The other factor is said to be reduced fighting near the border of the two countries. This reduces the fleeing.
Wainwright said although the number of those fleeing reduced, the refugee crisis has not gone down. She noted that the refugees are still in dire need of humanitarian help.
She said in the next several days, the number of South Sudan refugees who have crossed to Uganda is going to hit 1 million. They are currently over 990,000, according to Uganda government figures.
According UNHCR, there are ongoing preparations to re-open up a refugee settlement in the northwestern district of Arua to cater for the increasing numbers.
Uganda is Africa’s leading refugee-hosting country, having jumped from the eighth largest refugee-hosting country in the world in mid-2016 to the third largest today, after Turkey and Pakistan.
UN figures show that the country hosts more than 1.2 million refugees from neighboring countries like South Sudan, Democratic Republic of Congo, Burundi, and Rwanda, among others.
Although Uganda has been hailed for its open refugee policy that avails land for cultivation and refugees with skills allowed to work, such huge numbers are placing pressure on state and host community resources, especially social services like health and education.
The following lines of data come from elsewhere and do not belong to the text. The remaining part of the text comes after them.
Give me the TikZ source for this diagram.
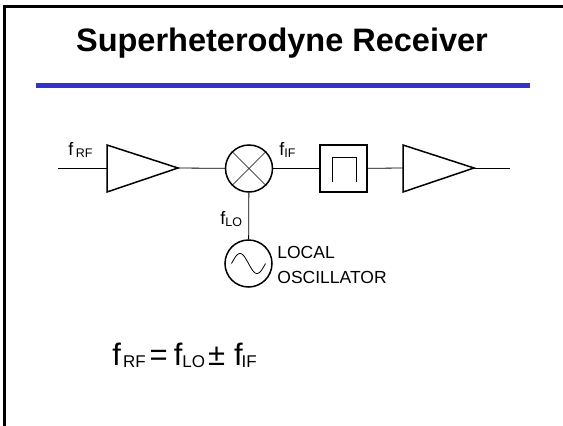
\documentclass[tikz,border=0pt]{standalone}
\usepackage{fontspec}
\setmainfont{Liberation Sans}
\definecolor{rulecol}{RGB}{51,51,204}
\newcommand{\flab}[2]{\fontsize{18}{21}\selectfont f\kern#2\raisebox{-2.5pt}{\fontsize{12.5}{14}\selectfont #1}}
\newcommand{\fbig}[2]{f\kern#2\raisebox{-2pt}{\fontsize{17}{20}\selectfont #1}}
\begin{document}
\begin{tikzpicture}[x=1pt,y=-1pt,line width=0.8pt,
    block/.style={draw,line width=1.5pt,inner sep=0pt,minimum size=47pt},
    lbl/.style={inner sep=0pt,anchor=base west}]
        \useasboundingbox (0,0) rectangle (563,426);
        \clip (0,0) rectangle (563,426);
        \draw[line width=3pt] (4.5,6.5) rectangle (620,427);

        % title and rule
        \node[inner sep=0pt,anchor=base] (title) at (282,51)
            {\fontsize{32.5}{38}\selectfont\bfseries Superheterodyne Receiver};
        \fill[rulecol] (36,83) rectangle (530,88);

        \coordinate (IN) at (58,168);
        \coordinate (A11) at (107,145);
        \coordinate (A12) at (107,192);
        \coordinate (A13) at (178,168);
        \coordinate (A1i) at (107,168);
        \coordinate (A21) at (403,145);
        \coordinate (A22) at (403,192);
        \coordinate (A23) at (474,168);
        \coordinate (A2i) at (403,168);
        \coordinate (OUT) at (510,168);

        \node[block,circle] (mix) at (249,168.5) {};
        \node[block] (filt) at (343.5,168.5) {};
        \node[block,circle] (osc) at (248.5,263.5) {};

        % amplifiers
        \draw[line width=1.5pt] (A11) -- (A12) -- (A13) -- cycle;
        \draw[line width=1.5pt] (A21) -- (A22) -- (A23) -- cycle;

        % signal path
        \draw (IN) -- (A1i);
        \draw (A13) -- (mix);
        \draw (mix) -- (filt);
        \draw (filt) -- (A2i);
        \draw (A23) -- (OUT);
        \draw (mix) -- (osc);

        % mixer cross, filter pulse, sine
        \draw[line width=0.6pt] (mix.north west) -- (mix.south east);
        \draw[line width=0.6pt] (mix.north east) -- (mix.south west);
        \draw ([shift={(-11.5,13.5)}]filt.center) -- ++(0,-25) -- ++(24,0) -- ++(0,25);
        \draw[shift={(osc.center)}] plot[domain=-17:17,samples=40,smooth] (\x,{10*sin(\x*360/34)});

        % labels
        \node[lbl] (fRF) at (68,155) {\flab{RF}{2.5pt}};
        \node[lbl] (fIF) at (279,155) {\flab{IF}{0pt}};
        \node[lbl] (fLO) at (220,224) {\flab{LO}{0pt}};
        \node[lbl] (loc) at (277,258) {\fontsize{17.5}{21}\selectfont LOCAL};
        \node[lbl] (osctxt) at (277,283) {\fontsize{17.5}{21}\selectfont OSCILLATOR};

        % formula
        \node[lbl] (eq) at (112,365) {\fontsize{31}{36}\selectfont
            \fbig{RF}{2pt}\kern4pt=\kern6pt\fbig{LO}{0pt}\kern3pt±\kern9pt\fbig{IF}{-1pt}};
    \end{tikzpicture}
\end{document}
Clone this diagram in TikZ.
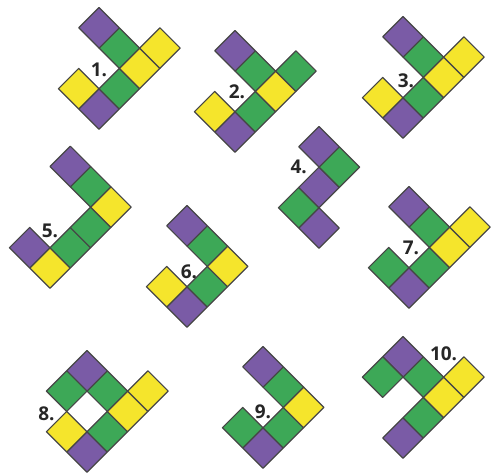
\documentclass[tikz,border=0pt]{standalone}
\usepackage{fontspec}
\setmainfont{Open Sans}
\definecolor{mgpurple}{RGB}{122, 91, 166}
\definecolor{mggreen}{RGB}{61, 168, 87}
\definecolor{mgyellow}{RGB}{245, 229, 44}
\definecolor{mgline}{RGB}{70, 70, 70}
\tikzset{
  cell/.style={draw=mgline, line width=0.6pt, line join=round},
  diag/.style={x={(10.15pt,10.15pt)}, y={(-10.15pt,10.15pt)}},
  lbl/.style={font=\fontsize{9.5}{11}\selectfont\bfseries, text=black!85, inner sep=0pt},
}
\newcommand{\tiles}[1]{%
  \foreach \i/\j/\c in {#1}
    \draw[cell, fill=\c] (\i-.5,\j-.5) -- ++(1,0) -- ++(0,1) -- ++(-1,0) -- cycle;}

\begin{document}
\begin{tikzpicture}[x=0.5pt, y=-0.5pt]
  \useasboundingbox (0,0) rectangle (493,476);
  % 1.
  \begin{scope}[shift={(99,109)}, diag]
    \tiles{0/0/mgpurple, 0/1/mgyellow, 1/0/mggreen, 2/0/mgyellow, 3/0/mgyellow, 2/1/mggreen, 2/2/mgpurple}
    \node[lbl, yshift=-0.8pt] (l1) at (1,1) {1.};
  \end{scope}
  % 2.
  \begin{scope}[shift={(235,132)}, diag]
    \tiles{0/0/mgpurple, 0/1/mgyellow, 1/0/mggreen, 2/0/mgyellow, 3/0/mggreen, 2/1/mggreen, 2/2/mgpurple}
    \node[lbl, xshift=1pt] (l2) at (1,1) {2.};
  \end{scope}
  % 3.
  \begin{scope}[shift={(403,118)}, diag]
    \tiles{0/0/mgpurple, 0/1/mgyellow, 1/0/mggreen, 2/0/mgyellow, 3/0/mgyellow, 2/1/mggreen, 2/2/mgpurple}
    \node[lbl, xshift=1.5pt, yshift=-1.5pt] (l3) at (1,1) {3.};
  \end{scope}
  % 4.
  \begin{scope}[shift={(319,228)}, diag]
    \tiles{0/0/mgpurple, 0/1/mggreen, 1/1/mgpurple, 2/1/mggreen, 2/2/mgpurple}
    \node[lbl] (l4) at (1,2) {4.};
  \end{scope}
  % 5.
  \begin{scope}[shift={(50,268)}, diag]
    \tiles{0/0/mgyellow, 0/1/mgpurple, 1/0/mggreen, 2/0/mggreen, 3/0/mgyellow, 3/1/mggreen, 3/2/mgpurple}
    \node[lbl, yshift=-1.5pt] (l5) at (1,1) {5.};
  \end{scope}
  % 6.
  \begin{scope}[shift={(187,307)}, diag]
    \tiles{0/0/mgpurple, 0/1/mgyellow, 1/0/mggreen, 2/0/mgyellow, 2/1/mggreen, 2/2/mgpurple}
    \node[lbl, xshift=1pt, yshift=-2.5pt] (l6) at (1,1) {6.};
  \end{scope}
  % 7.
  \begin{scope}[shift={(409,288)}, diag]
    \tiles{0/0/mgpurple, 0/1/mggreen, 1/0/mggreen, 2/0/mgyellow, 3/0/mgyellow, 2/1/mggreen, 2/2/mgpurple}
    \node[lbl, xshift=1pt] (l7) at (1,1) {7.};
  \end{scope}
  % 8.
  \begin{scope}[shift={(87,452)}, diag]
    \tiles{0/0/mgpurple, 0/1/mgyellow, 1/0/mggreen, 2/0/mgyellow, 3/0/mgyellow, 2/1/mggreen, 2/2/mgpurple, 1/2/mggreen}
    \node[lbl, yshift=-1pt] (l8) at (0,2) {8.};
  \end{scope}
  % 9.
  \begin{scope}[shift={(263,448)}, diag]
    \tiles{0/0/mgpurple, 0/1/mggreen, 1/0/mggreen, 2/0/mgyellow, 2/1/mggreen, 2/2/mgpurple}
    \node[lbl, yshift=-2pt] (l9) at (1,1) {9.};
  \end{scope}
  % 10.
  \begin{scope}[shift={(403,438)}, diag]
    \tiles{0/0/mgpurple, 1/0/mggreen, 2/0/mgyellow, 3/0/mgyellow, 2/1/mggreen, 2/2/mgpurple, 1/2/mggreen}
    \node[lbl, yshift=1.5pt] (l10) at (3,1) {10.};
  \end{scope}
\end{tikzpicture}
\end{document}
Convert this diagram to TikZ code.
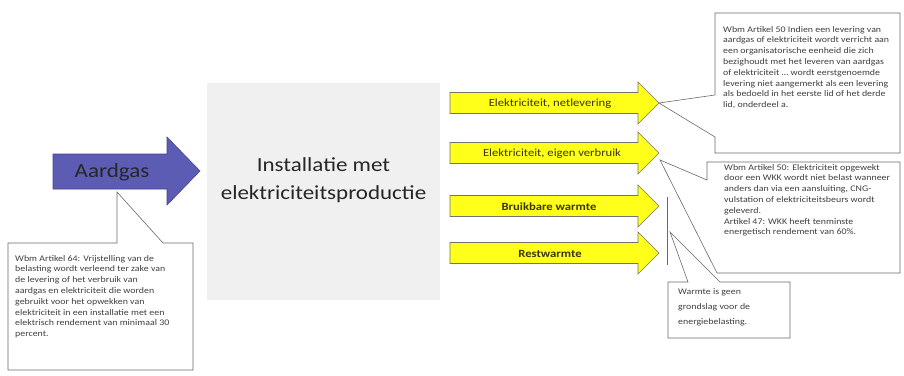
\documentclass[tikz,border=0pt]{standalone}
\usepackage{fontspec}
\setmainfont{Carlito}[FakeStretch=1.15]
\definecolor{boxgray}{HTML}{F0F0F0}
\definecolor{aardfill}{HTML}{5C5CB4}
\definecolor{aarddraw}{HTML}{45458F}
\definecolor{ylw}{HTML}{FFFF1A}
\definecolor{ylwtext}{HTML}{3A3410}
\definecolor{cline}{HTML}{6A6A6A}
\begin{document}
\begin{tikzpicture}[x=1pt,y=-1pt,
  callout/.style={draw=cline, line width=0.6pt, fill=white, line join=miter},
  ctext/.style={anchor=north west, align=left, inner sep=0pt, text=black!75,
    font=\fontsize{8.6}{10.8}\selectfont},
  yarrow/.style={draw=black!55, fill=ylw, line width=0.6pt},
  ylabel/.style={inner sep=0pt, text=ylwtext, font=\fontsize{11}{13}\selectfont}]
\useasboundingbox (0,0) rectangle (904,375);
\fill[white] (0,0) rectangle (904,375);

% central grey box
\node (inst) [fill=boxgray, minimum width=233pt, minimum height=217pt, inner sep=0pt] at (323.5,191.5) {};
\node (insttext) [align=center, inner sep=0pt, text=black!85, font=\fontsize{20}{28}\selectfont] at (323.5,180) {Installatie met\\elektriciteitsproductie};

% Aardgas arrow
\draw[fill=aardfill, draw=aarddraw, line width=0.6pt] (53,154) -- (167,154) -- (167,137) -- (200,171) -- (167,205) -- (167,189) -- (53,189) -- cycle;
\node (aard) [inner sep=0pt, text=black!85, font=\fontsize{20}{24}\selectfont] at (112,172) {Aardgas};

% yellow arrows
\foreach \cy/\nm in {103/a1, 153/a2, 206/a3, 253/a4}{
  \draw[yarrow] (450,\cy-10.5) -- (638,\cy-10.5) -- (638,\cy-21) -- (659,\cy) -- (638,\cy+21) -- (638,\cy+10.5) -- (450,\cy+10.5) -- cycle;
  \coordinate (\nm) at (659,\cy);
}
\node (l1) [ylabel] at (550,104) {Elektriciteit, netlevering};
\node (l2) [ylabel] at (552,154) {Elektriciteit, eigen verbruik};
\node (l3) [ylabel, font=\fontsize{11}{13}\bfseries] at (549,207) {Bruikbare warmte};
\node (l4) [ylabel, font=\fontsize{11}{13}\bfseries] at (550,254) {Restwarmte};

% callout 1 (Aardgas)
\coordinate (t1) at (117,192);
\draw[callout] (8,243) -- (117,243) -- (t1) -- (163,243) -- (193,243) -- (193,370) -- (8,370) -- cycle;
\node (c1) [ctext] at (15,255) {Wbm Artikel 64: Vrijstelling van de\\belasting wordt verleend ter zake van\\de levering of het verbruik van\\aardgas en elektriciteit die worden\\gebruikt voor het opwekken van\\elektriciteit in een installatie met een\\elektrisch rendement van minimaal 30\\percent.};

% callout 2
\draw[callout] (715,13) -- (900,13) -- (900,153) -- (715,153) -- (715,137) -- (a1) -- (715,95) -- cycle;
\node (c2) [ctext] at (723,26) {Wbm Artikel 50 Indien een levering van\\aardgas of elektriciteit  wordt verricht aan\\een organisatorische eenheid die zich\\bezighoudt met het leveren van aardgas\\of elektriciteit  \dots\ wordt eerstgenoemde\\levering niet aangemerkt als een levering\\als bedoeld in het eerste lid of het derde\\lid, onderdeel a.};

% callout 3
\draw[callout] (707,162) -- (900,162) -- (900,273) -- (717,273) -- (660,160) -- (707,180) -- cycle;
\node (c3) [ctext] at (724,164) {Wbm Artikel 50: Elektriciteit opgewekt\\door een WKK wordt niet belast wanneer\\anders dan via een aansluiting, CNG-\\vulstation of elektriciteitsbeurs wordt\\geleverd.\\Artikel 47: WKK heeft tenminste\\energetisch rendement van 60\%.};

% callout 4
\coordinate (t4) at (670,232);
\draw[cline, line width=0.6pt] (667,197) -- (667,265);
\draw[callout] (668,282) -- (688,282) -- (t4) -- (720,282) -- (790,282) -- (790,338) -- (668,338) -- cycle;
\node (c4) [ctext, font=\fontsize{8.6}{15}\selectfont] at (678,288) {Warmte is geen\\grondslag voor de\\energiebelasting.};
\end{tikzpicture}
\end{document}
Uganda and the UN late last month hosted a refugee summit aimed at raising money to cater for the refugees.
According to the UN, Uganda needs 8 billion dollars to cater for refugees over the next four years.
During the summit, 358 million dollars was made in pledges.
Experts have argued that whereas it is critical to address the refugee crisis, the root causes have to be addressed too.
There are ongoing efforts to stop the fighting in South Sudan, both at regional levels and through intermediaries.
Ugandan President Yoweri Museveni is leading efforts to end the fighting by bringing the warring parties together.
Last week, South Sudan President Salva Kiir and part of the rebel delegation were in Uganda to devise ways of ending the fighting.